Is it considered biased if it’s my birthday month? Probably. Do I care? No. I like “November” as a word because–once again–it has a lovely sound. It’s a very soft, flowing word, just rolling right off the tongue. It also brings to mind images of falling leaves, and that crisp, clear weather I’m used to seeing when the seasons are on the cusp of changing. Fiery leaves and the smell of autumn at the beginning of the month, bare tree branches and winds carrying the promise of snow at the end. I see the change happening within the word itself, and hear it when it’s spoken aloud. I’m a nerd for November.

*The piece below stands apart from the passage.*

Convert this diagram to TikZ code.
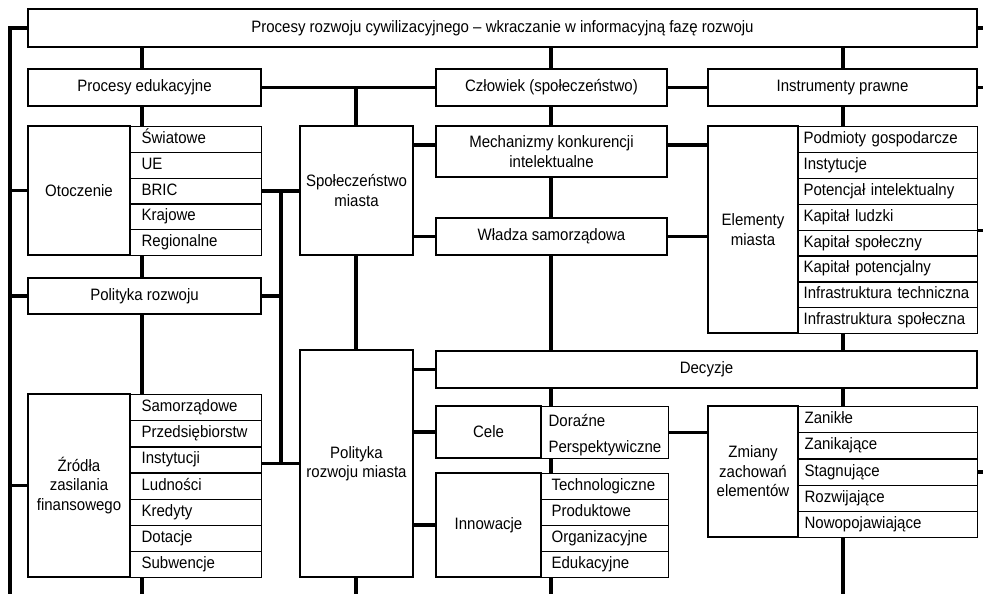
\documentclass[tikz,border=0pt]{standalone}
\usepackage{fontspec}
\setmainfont{Liberation Sans}[FakeStretch=0.91]
\hyphenpenalty=10000
\exhyphenpenalty=10000
\begin{document}
\begin{tikzpicture}[x=1pt,y=-1pt]

	%DEFINICJE
	\tikzstyle{every node}=[font=\fontsize{16.5}{19.5}\selectfont]
	\tikzstyle{blok} = [draw, align=center, line width=1.2pt, inner sep=1pt]
	\tikzstyle{pole} = [draw, anchor=north west, align=left, line width=1.2pt, inner ysep=0pt, text height=11.5pt, text depth=3.5pt]
	\tikzstyle{poleOt} = [pole, inner xsep=11pt, text width=109pt, minimum height=25.8pt]
	\tikzstyle{poleZr} = [pole, inner xsep=11pt, text width=109pt, minimum height=26.14pt]
	\tikzstyle{poleEl} = [pole, inner xsep=5pt, text width=169pt, minimum height=25.9pt]
	\tikzstyle{poleZm} = [pole, inner xsep=6pt, text width=167pt, minimum height=26.2pt]
	\tikzstyle{poleIn} = [pole, inner xsep=10pt, text width=107pt, minimum height=26pt]
	\tikzstyle{linia} = [line width=3.4pt]

	\useasboundingbox (0,0) rectangle (983,594);
	\coordinate (L) at (10,594);
	\coordinate (D) at (0,594);
	\coordinate (R) at (983,0);
	\coordinate (K1) at (142,0);
	\coordinate (K2) at (281,0);
	\coordinate (K3) at (356,0);
	\coordinate (K4) at (551,0);
	\coordinate (K5) at (843,0);

	%BLOKI
	\draw(502.5,28) node[blok, minimum width=949pt, minimum height=38pt](1){Procesy rozwoju cywilizacyjnego -- wkraczanie w informacyjną fazę rozwoju};
	\draw(144.5,87.5) node[blok, minimum width=233pt, minimum height=37pt](2){Procesy edukacyjne};
	\draw(551.5,87.5) node[blok, minimum width=231pt, minimum height=37pt](3){Człowiek (społeczeństwo)};
	\draw(842.5,87.5) node[blok, minimum width=269pt, minimum height=37pt](4){Instrumenty prawne};

	\draw(79,190.5) node[blok, minimum width=102pt, minimum height=129pt](5){Otoczenie};
	\draw(130,126) node[poleOt](5a){Światowe};
	\draw(130,151.8) node[poleOt](5b){UE};
	\draw(130,177.6) node[poleOt](5c){BRIC};
	\draw(130,203.4) node[poleOt](5d){Krajowe};
	\draw(130,229.2) node[poleOt](5e){Regionalne};

	\draw(356.5,190.5) node[blok, minimum width=113pt, minimum height=129pt](6){Społeczeństwo\\miasta};
	\draw(551.5,151.5) node[blok, minimum width=231pt, minimum height=51pt](7){Mechanizmy konkurencji\\intelektualne};
	\draw(551.5,236.5) node[blok, minimum width=231pt, minimum height=37pt](8){Władza samorządowa};

	\draw(753,229.5) node[blok, minimum width=90pt, minimum height=207pt](9){Elementy\\miasta};
	\draw(798,126) node[poleEl](9a){Podmioty gospodarcze};
	\draw(798,151.9) node[poleEl](9b){Instytucje};
	\draw(798,177.8) node[poleEl](9c){Potencjał intelektualny};
	\draw(798,203.6) node[poleEl](9d){Kapitał ludzki};
	\draw(798,229.5) node[poleEl](9e){Kapitał społeczny};
	\draw(798,255.4) node[poleEl](9f){Kapitał potencjalny};
	\draw(798,281.3) node[poleEl](9g){Infrastruktura~techniczna};
	\draw(798,307.1) node[poleEl](9h){Infrastruktura~społeczna};

	\draw(144.5,296) node[blok, minimum width=233pt, minimum height=36pt](10){Polityka rozwoju};

	\draw(79,485.5) node[blok, minimum width=102pt, minimum height=183pt](11){Źródła\\zasilania\\finansowego};
	\draw(130,394) node[poleZr](11a){Samorządowe};
	\draw(130,420.1) node[poleZr](11b){Przedsiębiorstw};
	\draw(130,446.3) node[poleZr](11c){Instytucji};
	\draw(130,472.4) node[poleZr](11d){Ludności};
	\draw(130,498.6) node[poleZr](11e){Kredyty};
	\draw(130,524.7) node[poleZr](11f){Dotacje};
	\draw(130,550.9) node[poleZr](11g){Subwencje};

	\draw(356.5,463.5) node[blok, minimum width=113pt, minimum height=227pt](12){Polityka\\rozwoju miasta};
	\draw(706.5,369.5) node[blok, minimum width=541pt, minimum height=37pt](13){Decyzje};

	\draw(488.5,432) node[blok, minimum width=105pt, minimum height=52pt](14){Cele};
	\draw(541,406) node[pole, inner xsep=7pt, text width=113pt, minimum height=52pt, text depth=23pt](14s){Doraźne\\[6.5pt]Perspektywiczne};

	\draw(488.5,525) node[blok, minimum width=105pt, minimum height=104pt](15){Innowacje};
	\draw(541,473) node[poleIn](15a){Technologiczne};
	\draw(541,499) node[poleIn](15b){Produktowe};
	\draw(541,525) node[poleIn](15c){Organizacyjne};
	\draw(541,551) node[poleIn](15d){Edukacyjne};

	\draw(753,471.5) node[blok, minimum width=90pt, minimum height=131pt](16){Zmiany\\zachowań\\elementów};
	\draw(798,406) node[poleZm](16a){Zanikłe};
	\draw(798,432.2) node[poleZm](16b){Zanikające};
	\draw(798,458.4) node[poleZm](16c){Stagnujące};
	\draw(798,484.6) node[poleZm](16d){Rozwijające};
	\draw(798,510.8) node[poleZm](16e){Nowopojawiające};

	%LINIE
	\draw [linia] (1.west) -| (L);
	\draw [linia] (5.west) -- (5.west -| L);
	\draw [linia] (10.west) -- (10.west -| L);
	\draw [linia] (11.west) -- (11.west -| L);

	\draw [linia] (K1 |- 1.south) -- (K1 |- 2.north);
	\draw [linia] (K1 |- 2.south) -- (K1 |- 5a.north);
	\draw [linia] (K1 |- 5e.south) -- (K1 |- 10.north);
	\draw [linia] (K1 |- 10.south) -- (K1 |- 11a.north);
	\draw [linia] (K1 |- 11g.south) -- (K1 |- D);

	\draw [linia] (5c.east) -- (5c.east -| 6.west);
	\draw [linia] (10.east) -- (10.east -| K2);
	\draw [linia] (12.west -| 11c.east) -- (12.west);
	\draw [linia] (K2 |- 5c.east) -- (K2 |- 12.west);

	\draw [linia] (2.east) -- (3.west);
	\draw [linia] (3.east) -- (4.west);
	\draw [linia] (K3 |- 2.east) -- (K3 |- 6.north);
	\draw [linia] (K3 |- 6.south) -- (K3 |- 12.north);
	\draw [linia] (K3 |- 12.south) -- (K3 |- D);

	\draw [linia] (K4 |- 1.south) -- (K4 |- 3.north);
	\draw [linia] (K4 |- 3.south) -- (K4 |- 7.north);
	\draw [linia] (K4 |- 7.south) -- (K4 |- 8.north);
	\draw [linia] (K4 |- 8.south) -- (K4 |- 13.north);
	\draw [linia] (K4 |- 13.south) -- (K4 |- 14s.north);
	\draw [linia] (K4 |- 14s.south) -- (K4 |- 15a.north);
	\draw [linia] (K4 |- 15d.south) -- (K4 |- D);

	\draw [linia] (K5 |- 1.south) -- (K5 |- 4.north);
	\draw [linia] (K5 |- 4.south) -- (K5 |- 9a.north);
	\draw [linia] (K5 |- 9h.south) -- (K5 |- 13.north);
	\draw [linia] (K5 |- 13.south) -- (K5 |- 16a.north);
	\draw [linia] (K5 |- 16e.south) -- (K5 |- D);

	\draw [linia] ([yshift=6.5pt]7.west -| 6.east) -- ([yshift=6.5pt]7.west);
	\draw [linia] (8.west -| 6.east) -- (8.west);
	\draw [linia] ([yshift=6.5pt]7.east) -- ([yshift=6.5pt]7.east -| 9.west);
	\draw [linia] (8.east) -- (8.east -| 9.west);

	\draw [linia] (13.west -| 12.east) -- (13.west);
	\draw [linia] (14.west -| 12.east) -- (14.west);
	\draw [linia] (15.west -| 12.east) -- (15.west);
	\draw [linia] (14s.east) -- (14s.east -| 16.west);

	\draw [linia] (1.east) -- (1.east -| R);
	\draw [linia] (4.east) -- (4.east -| R);
	\draw [linia] (9d.south east) -- (9d.south east -| R);
	\draw [linia] (16c.east) -- (16c.east -| R);
\end{tikzpicture}
\end{document}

I honestly don’t know why I’m drawing to “nightmare.” No one really enjoys nightmares, I don’t think, unless you’re a horror writer with a pressing deadline and you’ve being drawing a blank for months, but that’s a pretty far reach, I think. There’s something about the word, though. It has strong connotations, draws up an amorphous but powerful image in my mind every time I see or hear it, and just demands to be whispered with something close to fear in your voice. As if it will come to haunt you if you don’t placate it now. I like it.
I almost want to stomp around screaming “I AM ZEUS!” whenever I see this word. It’s one of those words that manages to sound powerful without using any really hard letters. Even the “D” can be glossed over to get a softer sound, but you don’t look at this word and think “wimpy” or “pushover.” You just don’t. A good strong word that doesn’t need guttural stops or overly-complicated pronunciation demands to catch your attention.
This is another one of those Looks Good-Sounds Good words for me. I like the flow of the syllables, and even though a certain Toy Story quote comes to mind, it brings up other images more often than not. Like the “nightmare” associations, these are amorphous and difficult to describe. I get a bright color and vast distances, though. That much I can say. Beyond that, “infinity” is just… kind of a fun word.
This one I’m very picky about. It has to be the past tense verb. Other forms do not make it on to my favorites list. “Echo” is just a tad too short to be fun to say, and I really like the verb form of the word. It has a surprising amount of dynamism. Also, unlike in “thunderous,” the “D” here adds a harder sound to the end of the word, giving it a more definite stop, which is a enjoyable sort of irony, all things considered.
I could go on with more of my personal favorites but this feels like a good place to stop. Maybe I’ll do a second installment if anyone wants to see it. More likely than not, I’ll post some hated words before I do that. Because let’s face it, there are just some of those words.